Documentation should establish a clear commercial narrative. That includes corporate information, beneficial ownership, financials, transaction documents, purpose of funds, projected cash flows where relevant, and a realistic explanation of how the monetization exposure is repaid or retired. If the SBLC is one piece of a broader financing package, the intercreditor logic needs to be coherent.

Borrowers should also be realistic about economics. Discounting, fees, advisory costs, legal review, and compliance expenses all affect net proceeds. A structure that works at face value may not work after execution costs. This is especially true in smaller transactions where fixed costs consume too much of the funding benefit.

It is also worth stress-testing the fallback position. If the monetization does not close, does the borrower still have a viable path to perform the underlying commercial obligation? Counterparties take comfort when the transaction is not dependent on a single fragile assumption.

Risk areas that deserve more attention

Fraud risk in this market is real. Instruments are sometimes misrepresented, issuers overstated, or funding commitments circulated without actual balance sheet support.
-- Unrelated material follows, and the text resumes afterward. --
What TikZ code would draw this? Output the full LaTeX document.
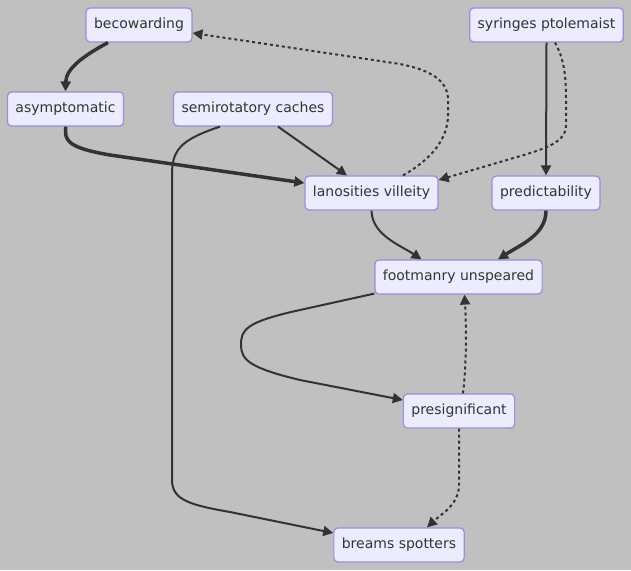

A disciplined process requires independent verification of the issuing bank, instrument authenticity, provider capability, and all compliance credentials.

There is also legal and documentary risk. The governing rules, place of presentment, assignment mechanics, and beneficiary rights can materially affect enforceability. A small wording issue can change how financeable the instrument is. Parties that treat documentation as a formality often discover the problem late, when leverage is weakest.

Reputation risk matters as well. Sponsors approaching the market with incomplete packages, unrealistic pricing expectations, or poorly vetted counterparties can damage lender confidence. In complex capital raises, market credibility is an asset. It should be protected.

When to use an advisor

Standby letter of credit monetization tends to work best when managed as part of a broader capital strategy, not as an isolated request sent to dozens of intermediaries. An experienced advisor helps determine whether the instrument is financeable, what structure is appropriate, which counterparties are relevant, and what documentation is needed before market engagement begins.

That matters because the gap between theoretical availability and executable funding is wide. A disciplined advisory process can filter out nonbankable files early, improve packaging, and reduce wasted lender outreach. For borrowers operating in time-sensitive environments, that discipline is often the difference between a closed transaction and another month lost in false starts.

For firms such as Financely, the value is not in presenting monetization as automatic. It is in treating the request the way institutional counterparties will treat it - as a credit, compliance, and execution exercise that must be structured correctly from the outset.

A more realistic way to think about it

If you hold or plan to procure an SBLC, the relevant question is not simply whether it can be monetized. The better question is whether the instrument, issuer, borrower profile, and transaction purpose create a lender-ready case for funded support. That is a higher bar, but it is the bar that matters.

Strong outcomes usually come from clear documentation, acceptable banking paper, credible use of proceeds, and process control from day one. When those pieces are in place, monetization can serve as a useful structured finance tool. When they are not, the market tends to expose the weakness quickly. Approach it accordingly.